=== AVAILABLE DATA ===
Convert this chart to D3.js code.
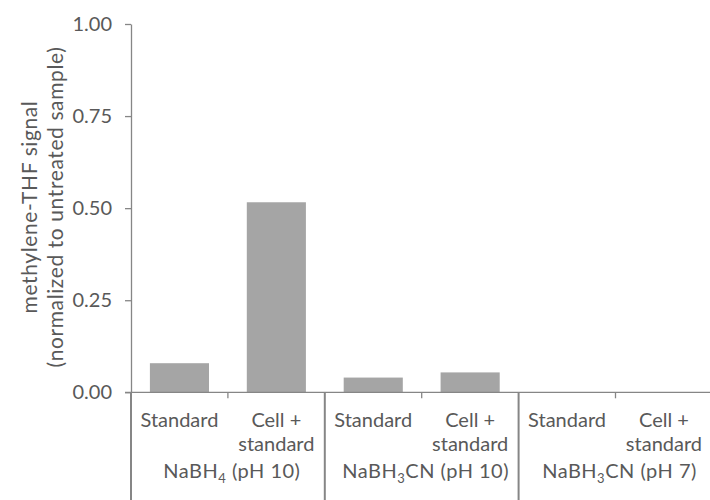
<!DOCTYPE html>
<html>
<head>
<meta charset="utf-8">
<script src="https://cdn.jsdelivr.net/npm/d3@7"></script>
<style>
  html, body { margin: 0; padding: 0; background: #fff; }
  svg { display: block; font-family: Lato, "Open Sans", sans-serif; }
</style>
</head>
<body>
<div id="chart"></div>
<script>
// ---- data ----
const groupLabels = [
  ["NaBH", "4", " (pH 10)"],
  ["NaBH", "3", "CN (pH 10)"],
  ["NaBH", "3", "CN (pH 7)"]
];
const conditionLabels = [["Standard"], ["Cell +", "standard"]];
const values = [0.079, 0.516, 0.040, 0.054, 0, 0];
const yTicks = [0, 0.25, 0.5, 0.75, 1];

const TEXT = "#595959";
const AXIS = "#868686";
const BAR = "#a5a5a5";
const FONT = "Lato, 'Open Sans', sans-serif";
const FS = 20;

const width = 710, height = 500;
const plotLeft = 131, plotTop = 24, plotBottom = 392.3;
const step = 96.9;

const cats = d3.range(values.length);

const svg = d3.select("#chart").append("svg")
  .attr("width", width)
  .attr("height", height);

const x = d3.scaleBand()
  .domain(cats)
  .range([plotLeft, plotLeft + step * cats.length])
  .paddingInner(0.39)
  .paddingOuter(0.195);

const y = d3.scaleLinear()
  .domain([0, 1])
  .range([plotBottom, plotTop]);

// ---------- BARS ----------
svg.selectAll("rect.bar")
  .data(values)
  .enter()
  .append("rect")
  .attr("class", "bar")
  .attr("x", (d, i) => x(i))
  .attr("width", x.bandwidth())
  .attr("y", d => y(d))
  .attr("height", d => y(0) - y(d))
  .attr("fill", BAR);

// ---------- Y AXIS ----------
const yAxis = svg.append("g")
  .attr("transform", `translate(${plotLeft},0)`)
  .call(d3.axisLeft(y).tickValues(yTicks).tickFormat(d3.format(".2f"))
    .tickSize(6).tickSizeOuter(0).tickPadding(13));

yAxis.select(".domain").attr("stroke", AXIS).attr("stroke-width", 1.3);
yAxis.selectAll(".tick line").attr("stroke", AXIS).attr("stroke-width", 1.3);
yAxis.selectAll(".tick text")
  .attr("fill", TEXT)
  .attr("font-size", FS)
  .attr("font-family", FONT);

// axis line continues down through the category table
svg.append("line")
  .attr("x1", plotLeft).attr("x2", plotLeft)
  .attr("y1", plotBottom).attr("y2", height)
  .attr("stroke", AXIS).attr("stroke-width", 2);

// ---------- X AXIS ----------
const xEnd = plotLeft + step * cats.length;
svg.append("line")
  .attr("x1", plotLeft - 6).attr("x2", xEnd)
  .attr("y1", y(0)).attr("y2", y(0))
  .attr("stroke", AXIS).attr("stroke-width", 1.3);

// boundaries between bars: short ticks inside a group, long lines between groups
const perGroup = conditionLabels.length;
d3.range(1, cats.length).forEach(k => {
  const bx = x(k) - x.step() * x.paddingInner() / 2;
  const isGroup = k % perGroup === 0;
  svg.append("line")
    .attr("x1", bx).attr("x2", bx)
    .attr("y1", y(0))
    .attr("y2", isGroup ? height : y(0) + 6)
    .attr("stroke", AXIS)
    .attr("stroke-width", isGroup ? 2 : 1.3);
});

// ---------- CATEGORY LABELS ----------
cats.forEach(i => {
  const lines = conditionLabels[i % perGroup];
  const t = svg.append("text")
    .attr("x", x(i) + x.bandwidth() / 2)
    .attr("y", 427)
    .attr("text-anchor", "middle")
    .attr("fill", TEXT)
    .attr("font-size", FS);
  lines.forEach((ln, j) => {
    t.append("tspan")
      .attr("x", x(i) + x.bandwidth() / 2)
      .attr("dy", j === 0 ? 0 : 24)
      .text(ln);
  });
});

groupLabels.forEach((parts, g) => {
  const cx = plotLeft + step * perGroup * g + step * perGroup / 2 + 4;
  const t = svg.append("text")
    .attr("x", cx)
    .attr("y", 478)
    .attr("text-anchor", "middle")
    .attr("fill", TEXT)
    .attr("letter-spacing", 0.5)
    .attr("font-size", FS);
  t.append("tspan").text(parts[0]);
  t.append("tspan").attr("font-size", 13).attr("dy", 5).text(parts[1]);
  t.append("tspan").attr("dy", -5).text(parts[2]);
});

// ---------- Y LABEL ----------
const yl = svg.append("text")
  .attr("transform", "translate(0,207) rotate(-90)")
  .attr("text-anchor", "middle")
  .attr("fill", TEXT)
  .attr("font-size", 21)
  .attr("letter-spacing", 0.6);
yl.append("tspan").attr("x", 0).attr("y", 36.5).text("methylene-THF signal");
yl.append("tspan").attr("x", 0).attr("y", 63).text("(normalized to untreated sample)");
</script>
</body>
</html>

=== STATED PROBLEM ===
Write out every line above exactly as it is, leaving out the pictures.

=== COMPLETED EXERCISE ===
Convert this chart to D3.js code.
<!DOCTYPE html>
<html>
<head>
<meta charset="utf-8">
<script src="https://cdn.jsdelivr.net/npm/d3@7"></script>
<style>
  html, body { margin: 0; padding: 0; background: #fff; }
  svg { display: block; font-family: Lato, "Open Sans", sans-serif; }
</style>
</head>
<body>
<div id="chart"></div>
<script>
// ---- data ----
const groupLabels = [
  ["NaBH", "4", " (pH 10)"],
  ["NaBH", "3", "CN (pH 10)"],
  ["NaBH", "3", "CN (pH 7)"]
];
const conditionLabels = [["Standard"], ["Cell +", "standard"]];
const values = [0.079, 0.516, 0.040, 0.054, 0, 0];
const yTicks = [0, 0.25, 0.5, 0.75, 1];

const TEXT = "#595959";
const AXIS = "#868686";
const BAR = "#a5a5a5";
const FONT = "Lato, 'Open Sans', sans-serif";
const FS = 20;

const width = 710, height = 500;
const plotLeft = 131, plotTop = 24, plotBottom = 392.3;
const step = 96.9;

const cats = d3.range(values.length);

const svg = d3.select("#chart").append("svg")
  .attr("width", width)
  .attr("height", height);

const x = d3.scaleBand()
  .domain(cats)
  .range([plotLeft, plotLeft + step * cats.length])
  .paddingInner(0.39)
  .paddingOuter(0.195);

const y = d3.scaleLinear()
  .domain([0, 1])
  .range([plotBottom, plotTop]);

// ---------- BARS ----------
svg.selectAll("rect.bar")
  .data(values)
  .enter()
  .append("rect")
  .attr("class", "bar")
  .attr("x", (d, i) => x(i))
  .attr("width", x.bandwidth())
  .attr("y", d => y(d))
  .attr("height", d => y(0) - y(d))
  .attr("fill", BAR);

// ---------- Y AXIS ----------
const yAxis = svg.append("g")
  .attr("transform", `translate(${plotLeft},0)`)
  .call(d3.axisLeft(y).tickValues(yTicks).tickFormat(d3.format(".2f"))
    .tickSize(6).tickSizeOuter(0).tickPadding(13));

yAxis.select(".domain").attr("stroke", AXIS).attr("stroke-width", 1.3);
yAxis.selectAll(".tick line").attr("stroke", AXIS).attr("stroke-width", 1.3);
yAxis.selectAll(".tick text")
  .attr("fill", TEXT)
  .attr("font-size", FS)
  .attr("font-family", FONT);

// axis line continues down through the category table
svg.append("line")
  .attr("x1", plotLeft).attr("x2", plotLeft)
  .attr("y1", plotBottom).attr("y2", height)
  .attr("stroke", AXIS).attr("stroke-width", 2);

// ---------- X AXIS ----------
const xEnd = plotLeft + step * cats.length;
svg.append("line")
  .attr("x1", plotLeft - 6).attr("x2", xEnd)
  .attr("y1", y(0)).attr("y2", y(0))
  .attr("stroke", AXIS).attr("stroke-width", 1.3);

// boundaries between bars: short ticks inside a group, long lines between groups
const perGroup = conditionLabels.length;
d3.range(1, cats.length).forEach(k => {
  const bx = x(k) - x.step() * x.paddingInner() / 2;
  const isGroup = k % perGroup === 0;
  svg.append("line")
    .attr("x1", bx).attr("x2", bx)
    .attr("y1", y(0))
    .attr("y2", isGroup ? height : y(0) + 6)
    .attr("stroke", AXIS)
    .attr("stroke-width", isGroup ? 2 : 1.3);
});

// ---------- CATEGORY LABELS ----------
cats.forEach(i => {
  const lines = conditionLabels[i % perGroup];
  const t = svg.append("text")
    .attr("x", x(i) + x.bandwidth() / 2)
    .attr("y", 427)
    .attr("text-anchor", "middle")
    .attr("fill", TEXT)
    .attr("font-size", FS);
  lines.forEach((ln, j) => {
    t.append("tspan")
      .attr("x", x(i) + x.bandwidth() / 2)
      .attr("dy", j === 0 ? 0 : 24)
      .text(ln);
  });
});

groupLabels.forEach((parts, g) => {
  const cx = plotLeft + step * perGroup * g + step * perGroup / 2 + 4;
  const t = svg.append("text")
    .attr("x", cx)
    .attr("y", 478)
    .attr("text-anchor", "middle")
    .attr("fill", TEXT)
    .attr("letter-spacing", 0.5)
    .attr("font-size", FS);
  t.append("tspan").text(parts[0]);
  t.append("tspan").attr("font-size", 13).attr("dy", 5).text(parts[1]);
  t.append("tspan").attr("dy", -5).text(parts[2]);
});

// ---------- Y LABEL ----------
const yl = svg.append("text")
  .attr("transform", "translate(0,207) rotate(-90)")
  .attr("text-anchor", "middle")
  .attr("fill", TEXT)
  .attr("font-size", 21)
  .attr("letter-spacing", 0.6);
yl.append("tspan").attr("x", 0).attr("y", 36.5).text("methylene-THF signal");
yl.append("tspan").attr("x", 0).attr("y", 63).text("(normalized to untreated sample)");
</script>
</body>
</html>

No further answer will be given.